Your rule isn't a rule that applies in every case. Obviously some developers are over confident and think they don't suck when they do, but it's simply not the case that every programmer who doesn't think they suck actually does.

The problems you mention about not being able to figure out what you were trying to do have never been a problem for me. It could be because I haven't had to edit my own code too often, but one reason for that might be that my code just works and doesn't need to be fixed very often (and that it's modularized and encapsulated so well that adding features doesn't require touching very much code at all)

When I do go back and look at my old code, I don't have much trouble figuring out what I was trying to do.
posted by delmoi at 10:16 PM on July 27, 2012


you'd refuse to work with John Carmack or Linus Torvalds. They don't think they suck, and they're correct.

To quote Carmack: The first step is fully admitting that the code you write is riddled with errors. That is a bitter pill to swallow for a lot of people, but without it, most suggestions for change will be viewed with irritation or outright hostility. You have to want criticism of your code.

Which is not quite the same as saying he sucks. But coding valuable programs on time is really hard, and most code sucks as a result.

You're probably right about Linus.
posted by Gary at 10:58 PM on July 27, 2012 [1 favorite]


Which is not quite the same as saying he sucks.
No, it's not. And brennen didn't seem to be talking about code having bugs, obviously all code is going to have some bugs, but rather being hard to understand/whatever. Also, of course code is going to be buggy on the first pass, but when it's a 'finished product' it should be relatively bug free. Obviously, if there are time constraints and you don't get a chance to fix all the bugs, that doesn't mean you suck, it means your boss does (or that the cost of the time it would take to fix the bugs is less then the money you would lose by having them exist)
posted by delmoi at 10:32 PM on July 28, 2012 [1 favorite]


No, it's not. And brennen didn't seem to be talking about code having bugs, obviously all code is going to have some bugs, but rather being hard to understand/whatever. Also, of course code is going to be buggy on the first pass, but when it's a 'finished product' it should be relatively bug free.

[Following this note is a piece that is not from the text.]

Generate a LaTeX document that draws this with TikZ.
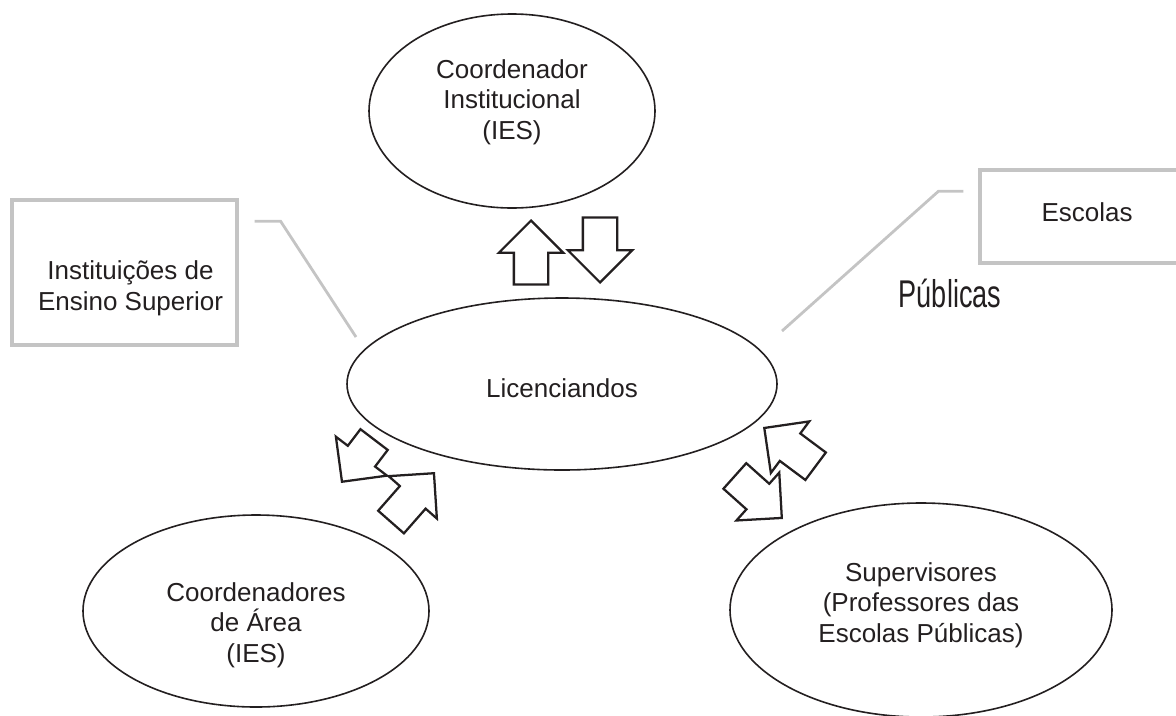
\documentclass[tikz,border=0pt]{standalone}
\usepackage{fontspec}
\setmainfont{Liberation Sans}
\usepackage{graphicx}
\usepackage{tikz}
\usetikzlibrary{shapes,arrows,positioning,calc,arrows.meta}
\definecolor{ink}{HTML}{231F20}
\definecolor{boxgray}{HTML}{C4C4C4}

\begin{document}
\begin{tikzpicture}[x=0.75pt,y=-0.75pt,
    every node/.style={text=ink,font=\fontsize{19.5}{23}\selectfont,align=center},
    actor/.style={draw=ink,ellipse,line width=1.2pt,inner sep=0pt},
    callout/.style={draw=boxgray,line width=2.5pt,inner sep=0pt},
    leader/.style={draw=boxgray,line width=2.1pt},
    flow/.style={draw=ink,single arrow,line width=1.7pt,inner xsep=0pt,inner ysep=12pt,
        single arrow head extend=11.25pt,anchor=tip}]
    \useasboundingbox (0,0) rectangle (1176,715);
    \node[actor,minimum width=214.5pt,minimum height=145.5pt] (coord) at (512,111) {};
    \node[actor,minimum width=322.5pt,minimum height=129pt] (lic) at (562,384) {};
    \node[actor,minimum width=259.5pt,minimum height=144pt] (area) at (256,611) {};
    \node[actor,minimum width=286.5pt,minimum height=160.5pt] (sup) at (921,610) {};
    \node[callout,minimum width=168.75pt,minimum height=108.75pt] (ies) at (124.5,272.5) {};
    \node[callout,minimum width=160.5pt,minimum height=69.75pt] (esc) at (1087,216.5) {};
    \node (coordTxt) at ([shift={(0,-9)}]coord.center) {Coordenador\\Institucional\\(IES)};
    \node (licTxt) at ([shift={(0,4)}]lic.center) {Licenciandos};
    \node (areaTxt) at ([shift={(0,14)}]area.center) {Coordenadores\\de Área\\(IES)};
    \node (supTxt) at ([shift={(0,-5)}]sup.center) {Supervisores\\(Professores das\\Escolas Públicas)};
    \node (iesTxt) at ([shift={(6,16)}]ies.center) {Instituições de\\Ensino Superior};
    \node (escTxt) at ([shift={(0,-4)}]esc.center) {Escolas};
    \node (pub) at (950,293) {\fontsize{29}{30}\selectfont\scalebox{0.7}[1]{Públicas}};
    \coordinate (iesFoot) at ([shift={(16,23)}]ies.north east);
    \coordinate (iesEnd) at (356,337);
    \coordinate (escFoot) at ([shift={(-15,23)}]esc.north west);
    \coordinate (escEnd) at (782,331);
    \draw[leader] (iesFoot) -- ++(26,0) -- (iesEnd);
    \draw[leader] (escFoot) -- ++(-25,0) -- (escEnd);
    \node[flow,minimum height=48pt,rotate=90] (upCoord) at (531,219) {};
    \node[flow,minimum height=48.75pt,rotate=-90] (downLic) at (600,284) {};
    \node[flow,minimum height=39.75pt,rotate=232.7] (toArea) at (341,483) {};
    \node[flow,minimum height=48.75pt,rotate=48.7] (fromArea) at (435,472) {};
    \node[flow,minimum height=48pt,rotate=143.3] (fromSup) at (763,427) {};
    \node[flow,minimum height=47.25pt,rotate=-41.8] (toSup) at (783,519) {};
\end{tikzpicture}
\end{document}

Obviously, if there are time constraints and you don't get a chance to fix all the bugs, that doesn't mean you suck, it means your boss does (or that the cost of the time it would take to fix the bugs is less then the money you would lose by having them exist)

I'm coming back in here way late, but I'll just suggest that, whatever the rhetoric, near-universally-respected programmers like Carmack and Torvalds have internalized the bedrock reality of just how fallible programmers including themselves are, and act accordingly. And are thus probably less fallible than they otherwise would be. Knowing the deficiencies of the human organism is fundamental to writing code that won't ruin the lives of future human organisms, including yourself. The fallibility of programmers is also the better part of why we have most of the tooling and process that conditions the working life of serious programmers. You probably don't write one of the most popular and successful version control systems, frex, without having some awareness of this.

I suppose it's also worth saying that I'm entirely comfortable operating with rules of thumb which assume that most programmers I will ever work with are not Linus Torvalds or John Carmack.